If you accept the premise put forth by Keith Richards that the title of "greatest rock and roll band in the world" is determined on a nightly basis, then we want to tell you about some guys that owned it on quite a few nights in the 80's, a band that, for a variety of reasons, fell through the cracks and never got the recognition they deserved. Twenty plus years on, we're aiming to rectify that with the release of Bar Band Americanus: The Best of Charlie Pickett and...
Rising out of the fertile and groundbreaking underground music scene of the Southeast in the early 80's, CP and the Eggs (and later the MC3) were all motorcycle boots and sneers, and rode a squall of throat-grabbing feedback and Stonesy musical middle fingers. They were as much Thunders and Reed as anything country and their tales of scoring in Miami projects ("Overtown”), cowboy dreams ("A On Horseback") and laconic survivors' humor were unlike anything being heard on the nascent college rock circuit. For proof, check out “Liked It A Lot,” the love song that didn't just hurt, but had a streak of existential horror in it that STILL raises the hair on our battered souls.
The influences are easy to spot, old bloozers like Son House and Howlin' Wolf, rockers like the Yardbirds and Velvet Underground. It's also easy, in retrospect, to draw the lines between Charlie Pickett and Green on Red, the Gun Club, a more hillbilly Dream Syndicate and a more art damaged Jason and the Scorchers. At the time, though, what they were doing with their influences came out of the slums and swamps of Miami like a tormented yowl.
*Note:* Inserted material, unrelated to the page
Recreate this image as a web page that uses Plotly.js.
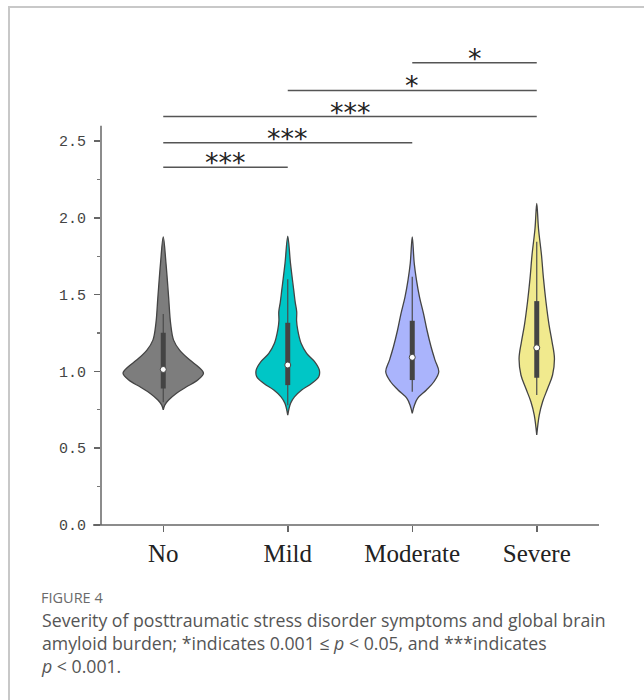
<!DOCTYPE html>
<html>
<head>
<meta charset="utf-8">
<script src="https://cdn.plot.ly/plotly-3.0.1.min.js"></script>
<style>
  html, body { margin: 0; padding: 0; background: #fff; }
  #frame { position: absolute; left: 8px; top: 6px; width: 640px; height: 700px;
           border-left: 2px solid #c8c8c8; border-top: 2px solid #c8c8c8; }
  #chart { position: absolute; left: 0; top: 0; width: 644px; height: 700px; }
</style>
</head>
<body>
<div id="frame"></div>
<div id="chart"></div>
<script>
// ---------------- data ----------------
const categories = ['No', 'Mild', 'Moderate', 'Severe'];

// violin outlines: y levels and half widths (in category units)
const noLevels = [1.877, 1.704, 1.486, 1.313, 1.204, 1.139, 1.074, 1.031, 0.988, 0.944, 0.900, 0.857, 0.814, 0.781, 0.749];
const noHalfWidth = [0, 0.022, 0.043, 0.059, 0.083, 0.131, 0.214, 0.281, 0.323, 0.277, 0.187, 0.104, 0.043, 0.012, 0];

const mildLevels = [1.881, 1.704, 1.530, 1.450, 1.389, 1.330, 1.270, 1.183, 1.118, 1.063, 1.009, 0.966, 0.922, 0.879, 0.835, 0.792, 0.716];
const mildHalfWidth = [0, 0.022, 0.048, 0.060, 0.072, 0.071, 0.080, 0.107, 0.152, 0.217, 0.254, 0.249, 0.191, 0.112, 0.054, 0.022, 0];

const moderateLevels = [1.877, 1.704, 1.595, 1.486, 1.378, 1.270, 1.161, 1.074, 0.998, 0.933, 0.879, 0.825, 0.781, 0.727];
const moderateHalfWidth = [0, 0.016, 0.034, 0.058, 0.090, 0.118, 0.151, 0.183, 0.213, 0.174, 0.114, 0.043, 0.018, 0];

const severeLevels = [2.094, 1.931, 1.758, 1.606, 1.454, 1.302, 1.193, 1.085, 0.977, 0.890, 0.803, 0.716, 0.586];
const severeHalfWidth = [0, 0.014, 0.038, 0.054, 0.074, 0.099, 0.123, 0.142, 0.127, 0.088, 0.047, 0.020, 0];

// box summary statistics
const lowerFence = [0.80, 0.78, 0.868, 0.846];
const q1 = [0.889, 0.911, 0.944, 0.959];
const medians = [1.013, 1.042, 1.092, 1.154];
const q3 = [1.252, 1.317, 1.330, 1.458];
const upperFence = [1.374, 1.60, 1.617, 1.845];

// significance brackets
const sigFrom = [0, 0, 0, 1, 2];
const sigTo = [1, 2, 3, 3, 3];
const sigHeight = [2.33, 2.49, 2.66, 2.83, 3.01];
const sigLabel = ['***', '***', '***', '*', '*'];

// y ticks
const yTickVals = [0, 0.5, 1.0, 1.5, 2.0, 2.5];
const yMinorVals = [0.25, 0.75, 1.25, 1.75, 2.25];
const yAxisTop = 2.6;

// ---------------- styles ----------------
const fillColors = ['#7d7d7d', '#00c6c6', '#aab4fc', '#f1ea8e'];
const outlineColor = '#444444';
const yMax = 3.1;

const profiles = [
  [noLevels, noHalfWidth],
  [mildLevels, mildHalfWidth],
  [moderateLevels, moderateHalfWidth],
  [severeLevels, severeHalfWidth]
];

const traces = [];
profiles.forEach(([lv, hw], i) => {
  const xs = [], ys = [];
  for (let k = 0; k < lv.length; k++) { xs.push(i + hw[k]); ys.push(lv[k]); }
  for (let k = lv.length - 1; k >= 0; k--) { xs.push(i - hw[k]); ys.push(lv[k]); }
  traces.push({
    type: 'scatter', mode: 'lines', x: xs, y: ys,
    fill: 'toself', fillcolor: fillColors[i],
    line: { color: outlineColor, width: 1.3, shape: 'spline', smoothing: 1 },
    hoverinfo: 'skip', showlegend: false
  });
});

// whiskers (thin) and inter-quartile bars (thick)
const wx = [], wy = [], bx = [], by = [];
categories.forEach((c, i) => {
  wx.push(i, i, null); wy.push(lowerFence[i], upperFence[i], null);
  bx.push(i, i, null); by.push(q1[i], q3[i], null);
});
traces.push({
  type: 'scatter', mode: 'lines', x: wx, y: wy,
  line: { color: '#4a4a4a', width: 1.2 }, showlegend: false, hoverinfo: 'skip'
});
traces.push({
  type: 'scatter', mode: 'lines', x: bx, y: by,
  line: { color: '#444444', width: 5 }, showlegend: false, hoverinfo: 'skip'
});

traces.push({
  type: 'scatter', mode: 'markers',
  x: [0, 1, 2, 3], y: medians,
  marker: { color: '#ffffff', size: 6, line: { color: '#444', width: 1 } },
  showlegend: false, hoverinfo: 'skip'
});

// layout helpers
const L = 101, R = 45, T = 49, B = 175, W = 644, H = 700;
const plotW = W - L - R, plotH = H - T - B;
const px2paperX = px => (px - L) / plotW;
const px2paperY = py => (H - B - py) / plotH;

const shapes = [];
shapes.push({ type: 'line', xref: 'paper', yref: 'paper', x0: 0, x1: 0, y0: 0, y1: yAxisTop / yMax,
              line: { color: '#666', width: 1.5 } });
shapes.push({ type: 'line', xref: 'paper', yref: 'paper', x0: px2paperX(93), x1: 1, y0: 0, y1: 0,
              line: { color: '#666', width: 1.5 } });

const annotations = [];
for (let k = 0; k < sigFrom.length; k++) {
  shapes.push({ type: 'line', xref: 'x', yref: 'y', x0: sigFrom[k], x1: sigTo[k],
                y0: sigHeight[k], y1: sigHeight[k], line: { color: '#555', width: 1.5 } });
  annotations.push({
    xref: 'x', yref: 'y', x: (sigFrom[k] + sigTo[k]) / 2, y: sigHeight[k],
    text: sigLabel[k], showarrow: false, yanchor: 'bottom', yshift: -13,
    font: { family: 'DejaVu Sans', size: 27, color: '#222' }
  });
}

annotations.push({
  xref: 'paper', yref: 'paper', x: px2paperX(39), y: px2paperY(597),
  xanchor: 'left', yanchor: 'middle', align: 'left', showarrow: false,
  text: 'FIGURE 4', font: { family: 'Open Sans', size: 14.5, color: '#6a6a6a' }
});
annotations.push({
  xref: 'paper', yref: 'paper', x: px2paperX(39), y: px2paperY(643),
  xanchor: 'left', yanchor: 'middle', align: 'left', showarrow: false,
  text: 'Severity of posttraumatic stress disorder symptoms and global brain<br>' +
        'amyloid burden; *indicates 0.001 \u2264 <i>p</i> &lt; 0.05, and ***indicates<br>' +
        '<i>p</i> &lt; 0.001.',
  font: { family: 'Open Sans', size: 17.7, color: '#555' }
});

const layout = {
  width: W, height: H,
  margin: { l: L, r: R, t: T, b: B, pad: 0 },
  paper_bgcolor: 'rgba(0,0,0,0)', plot_bgcolor: 'rgba(0,0,0,0)',
  showlegend: false,
  xaxis: {
    range: [-0.5, 3.5], showline: false, showgrid: false, zeroline: false,
    tickmode: 'array', tickvals: [0, 1, 2, 3], ticktext: categories,
    ticks: 'outside', ticklen: 6, tickwidth: 1.5, tickcolor: '#666',
    tickfont: { family: 'Liberation Serif', size: 25, color: '#222' }
  },
  yaxis: {
    range: [0, yMax], showline: false, showgrid: false, zeroline: false,
    tickmode: 'array', tickvals: yTickVals, ticktext: yTickVals.map(v => v.toFixed(1)),
    ticks: 'outside', ticklen: 6, tickwidth: 1.5, tickcolor: '#666',
    ticklabelstandoff: 5,
    minor: { tickmode: 'array', tickvals: yMinorVals, ticks: 'outside', ticklen: 3.5, tickwidth: 1.2, tickcolor: '#777', showgrid: false },
    tickfont: { family: 'Liberation Mono', size: 15, color: '#444' }
  },
  shapes: shapes,
  annotations: annotations
};

Plotly.newPlot('chart', traces, layout, { displayModeBar: false, staticPlot: true });
</script>
</body>
</html>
Included in this collection are songs spanning Charlie's career, unavailable (unless you're a seasoned crate diver) in any form anywhere for way too long. You'll find his early singles on Miami's Open label ("If This is Love," "Slow Death); tracks from the seminal EP "Cowboy Junkie Au Go Go (tracks 3,8, 9, 13) which the Village Voice's Robert Christgau hailed at the time as "ace country punk;" remixed tracks from the Twin/Tone LP "Route 33," featuring the then-current guitarist Jim Duckworth (Gun Club, Panther Burns) (1, 5, 7, 12); the "The Wilderness" LP produced by Peter Buck (and featuring his guitar playing on 11) (4,10,11), tracks 16-19 from the legendary LP "Live at the Button," and finally a previously unreleased track (2) and even a new one (6). Rounding out this overdue collection are liner notes from Peter Buck, Bloodshot Records co-founder and long time CP-acolyte Rob Miller, as well as a historical primer on Charlie's career from South Florida writer Jeff Schwier.
Like a handful of other bands of that era, whose underappreciated and under-known work continues to resonate in strange and unprecedented ways today, these musicians flew under the radar, worked without a net, without a blueprint, without direct forebears and with little regard for the musical bones they picked over.
Charlie Pickett and his boys took the understanding of roots and rock and morphed and molested it and came up with something utterly original. Their fearless dismissal of stylistic straitjackets was pure punk and emblematic of a time when the rulebook had been tossed out and the possibilities seemed as endless as the horizon Charlie wrote about riding towards.